Hier après-midi j’ai fait un tour à la brocante qui se tenait pas très loin de mon nouveau chez-moi.

Au détour d’un stand, entre 2 masques à gaz, 3 soldats de plombs et un sac en croco, je suis tombée en arrêt sur un lot de cartes postales anciennes.




Des cartes par centaines, aux tons pastel et sépia, témoins d’une époque où l’écrit occupait une place de choix, à des années lumière du téléphone portable et des réseaux sociaux. 


Des cartes pour toutes les occasions : pour célébrer le 1er avril ou accompagner un bouquet de fleurs, envoyer ses pensées à une amie ou lui souhaiter sa fête, pour déclarer sa flamme dans l’attente enfiévrée d’une réponse. 

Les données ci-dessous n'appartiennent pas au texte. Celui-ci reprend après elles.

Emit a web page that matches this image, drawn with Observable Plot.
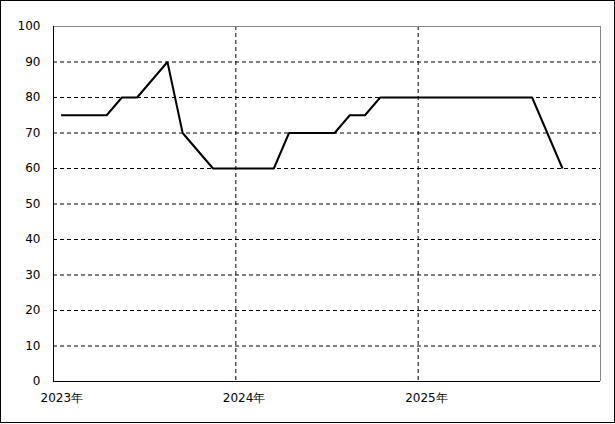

Des couples enlacés, des femmes apprêtées tenant dans leurs bras un bouquin ou un panier rempli de poissons, des angelots et des saints. Il y avait toujours une occasion pour manifester son affection à l’autre, tisser le lien, en dépit de la distance et de la durée imprévisible de la réponse.

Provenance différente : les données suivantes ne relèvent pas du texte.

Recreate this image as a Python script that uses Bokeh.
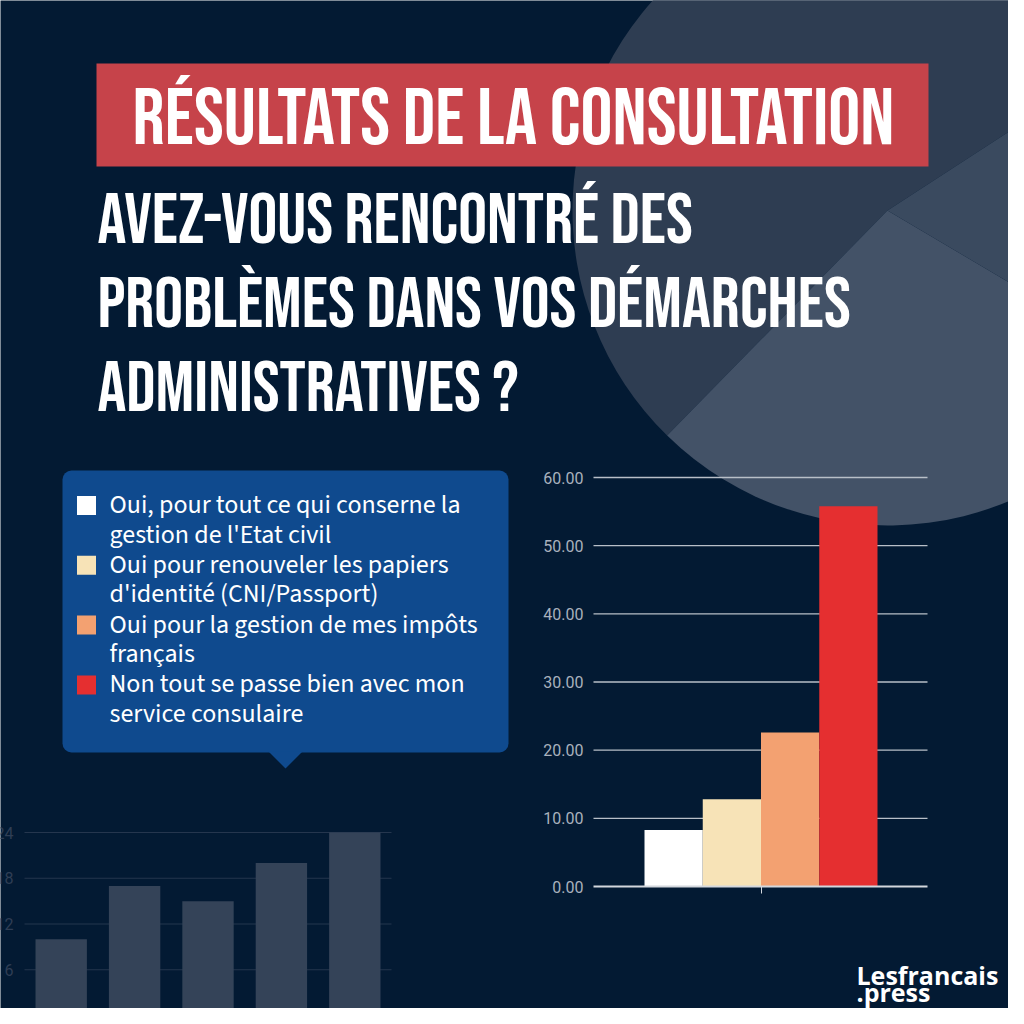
import subprocess
import numpy as np
from bokeh.plotting import figure
from bokeh.models import (Range1d, LinearAxis, FixedTicker, NumeralTickFormatter,
                          BoxAnnotation)
from bokeh.core.properties import value
from bokeh.embed import file_html
from bokeh.resources import INLINE

# ---------------- data ----------------
title_text = "RÉSULTATS DE LA CONSULTATION"
question_lines = ["AVEZ-VOUS RENCONTRÉ DES",
                  "PROBLÈMES DANS VOS DÉMARCHES",
                  "ADMINISTRATIVES ?"]
answers = ["Oui, pour tout ce qui conserne la\ngestion de l'Etat civil",
           "Oui pour renouveler les papiers\nd'identité (CNI/Passport)",
           "Oui pour la gestion de mes impôts\nfrançais",
           "Non tout se passe bien avec mon\nservice consulaire"]
percentages = [8.3, 12.8, 22.6, 55.8]
answer_colors = ["#ffffff", "#f7e3b7", "#f3a171", "#e52f30"]
y_ticks = [0, 10, 20, 30, 40, 50, 60]

deco_values = [10, 17, 15, 20, 24]
deco_ticks = [0, 6, 12, 18, 24]

brand_lines = ["Lesfrancais", ".press"]

# ---------------- fonts available ----------------
try:
    _fc = subprocess.run(["fc-list", ":", "family"], capture_output=True, text=True).stdout
    FAMS = set()
    for ln in _fc.splitlines():
        for f in ln.split(","):
            FAMS.add(f.strip())
except Exception:
    FAMS = set()


def pick(options, default):
    for name, *rest in options:
        if name in FAMS:
            return (name, *rest)
    return default


# (family, style, title size, question size)
HEAD_FONT, HEAD_STYLE, TITLE_SIZE, Q_SIZE = pick(
    [("Bebas Neue", "normal", 80, 72), ("Oswald", "bold", 60, 52),
     ("Anton", "normal", 58, 50), ("Archivo Narrow", "bold", 62, 54)],
    ("Roboto", "bold", 45, 44))
BODY_FONT, BODY_SIZE = pick(
    [("Source Sans Pro", 26), ("Source Sans 3", 26)], ("Open Sans", 23))


def css(name):
    return value(f"'{name}'")


# ---------------- styling ----------------
BG = "#031a33"
W = H = 1008


def span(px_a, v_a, px_b, v_b, px_lo, px_hi):
    k = (v_b - v_a) / (px_b - px_a)
    return Range1d(start=v_a + (px_lo - px_a) * k, end=v_a + (px_hi - px_a) * k)


def inv(rng, px_lo, px_hi, px):
    return rng.start + (px - px_lo) / (px_hi - px_lo) * (rng.end - rng.start)


p = figure(width=W, height=H,
           x_range=Range1d(0, W), y_range=Range1d(H, 0),
           output_backend="svg", toolbar_location=None,
           x_axis_type=None, y_axis_type=None, min_border=0,
           background_fill_color=BG, border_fill_color=BG, outline_line_color=None)

# chart coordinate systems (mapped onto the canvas pixels)
bx = span(644, 0.5, 877, 4.5, 0, W)
by = span(886, 0.0, 477, 60.0, H, 0)
dx = span(24, 0.5, 391, 5.5, 0, W)
dy = span(1015, 0.0, 832, 24.0, H, 0)
p.extra_x_ranges = {"bx": bx, "dx": dx}
p.extra_y_ranges = {"by": by, "dy": dy}

# ---------------- background disc (pie-like) ----------------
cx, cy, r = 887, 210, 315
a1, a2, a3 = np.deg2rad(33), np.deg2rad(225.6), np.deg2rad(329.4)
p.wedge(x=[cx] * 3, y=[cy] * 3, radius=r,
        start_angle=[a1, a2, a3], end_angle=[a2, a3, a1 + 2 * np.pi],
        fill_color=["#2e3d52", "#435267", "#3a4a5f"], line_color=None)

# ---------------- title banner ----------------
p.quad(left=96, right=928, top=63, bottom=166, fill_color="#c6434a", line_color=None)
p.text(x=[513], y=[119], text=[title_text], text_align="center",
       text_baseline="alphabetic", text_color="white",
       text_font=css(HEAD_FONT), text_font_style=HEAD_STYLE,
       text_font_size=f"{TITLE_SIZE}px")

p.text(x=[97] * 3, y=[221, 305, 389], text=question_lines, text_align="left",
       text_baseline="alphabetic", text_color="white",
       text_font=css(HEAD_FONT), text_font_style=HEAD_STYLE,
       text_font_size=f"{Q_SIZE}px")

# ---------------- legend box ----------------
box = BoxAnnotation(left=62, right=508, top=470, bottom=752,
                    fill_color="#0f4a8e", fill_alpha=1.0, line_color=None,
                    border_radius=9, level="underlay")
p.add_layout(box)
p.patch(x=[268, 302, 285], y=[751, 751, 768], fill_color="#0f4a8e", line_color=None)

first_base = 504
item_step = 59.8
line_step = 29.6
sq_y = [505 + i * item_step for i in range(len(answers))]
p.rect(x=[86] * len(answers), y=sq_y, width=19, height=19,
       fill_color=answer_colors, line_color=None)
lx, ly, lt = [], [], []
for i, lab in enumerate(answers):
    for j, part in enumerate(lab.split("\n")):
        lx.append(109)
        ly.append(first_base + i * item_step + j * line_step)
        lt.append(part)
p.text(x=lx, y=ly, text=lt, text_align="left", text_baseline="alphabetic",
       text_color="white", text_font=css(BODY_FONT),
       text_font_size=f"{BODY_SIZE}px")

# ---------------- decorative bar chart (bottom left) ----------------
p.segment(x0=0.5, x1=5.5, y0=deco_ticks[1:], y1=deco_ticks[1:],
          line_color="#25364e", line_width=1.2, x_range_name="dx", y_range_name="dy")
p.vbar(x=list(range(1, len(deco_values) + 1)), top=deco_values, width=0.7, bottom=0,
       fill_color="#344358", line_color=None, x_range_name="dx", y_range_name="dy")
dyax = LinearAxis(x_range_name="dx", y_range_name="dy", fixed_location=0.5,
                  ticker=FixedTicker(ticks=deco_ticks), axis_line_color=None,
                  major_tick_line_color=None, minor_tick_line_color=None,
                  major_tick_out=0, minor_tick_out=0, major_label_standoff=11,
                  major_label_text_color="#2f3e55",
                  major_label_text_font="Roboto", major_label_text_font_size="16px")
p.add_layout(dyax, "left")
dxax = LinearAxis(x_range_name="dx", y_range_name="dy", fixed_location=0,
                  ticker=FixedTicker(ticks=[0.5, 1.5, 2.5, 3.5, 4.5, 5.5]),
                  bounds=(0.5, 5.5), axis_line_color="#2c3c54", axis_line_width=1.5,
                  major_tick_line_color="#2c3c54", major_tick_out=6, major_tick_in=0,
                  minor_tick_line_color=None, major_label_text_alpha=0)
p.add_layout(dxax, "below")

# ---------------- main bar chart ----------------
x_lo = inv(bx, 0, W, 593)
x_hi = inv(bx, 0, W, 927)
p.segment(x0=x_lo, x1=x_hi, y0=y_ticks[1:], y1=y_ticks[1:],
          line_color="#b8bfc8", line_width=1.3, x_range_name="bx", y_range_name="by")
p.vbar(x=list(range(1, len(percentages) + 1)), top=percentages, width=1.0, bottom=0,
       fill_color=answer_colors, line_color=None, x_range_name="bx", y_range_name="by")
yax = LinearAxis(x_range_name="bx", y_range_name="by", fixed_location=x_lo,
                 ticker=FixedTicker(ticks=y_ticks),
                 formatter=NumeralTickFormatter(format="0.00"),
                 axis_line_color=None, major_tick_line_color=None,
                 minor_tick_line_color=None, major_tick_out=0, minor_tick_out=0,
                 major_label_standoff=10, major_label_text_color="#a9b1bd",
                 major_label_text_font="Roboto", major_label_text_font_size="16px")
p.add_layout(yax, "left")
xax = LinearAxis(x_range_name="bx", y_range_name="by", fixed_location=0,
                 ticker=FixedTicker(ticks=[2.5]), bounds=(x_lo, x_hi),
                 axis_line_color="#d3d7dd", axis_line_width=2,
                 major_tick_line_color="#d3d7dd", major_tick_out=7, major_tick_in=0,
                 minor_tick_line_color=None, major_label_text_alpha=0)
p.add_layout(xax, "below")

# ---------------- brand ----------------
p.text(x=[856, 856], y=[974, 991], text=brand_lines, text_align="left",
       text_baseline="alphabetic", text_color="white",
       text_font=value("Open Sans"), text_font_style="bold", text_font_size="25px")

open("out.html", "w").write(file_html(p, INLINE))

Attirée par leur look gentiment rétro, j’ai été surprise de découvrir à leur verso des messages manuscrits.



D’une écriture très appliquée, tout en pleins et en déliés, les mots de ces inconnus me plongèrent alors instantanément dans leur intimité. Des bribes de vies sorties du néant pour quelques instants et autant de tranches d’existence jetées en vrac dans une vulgaire boîte en bois.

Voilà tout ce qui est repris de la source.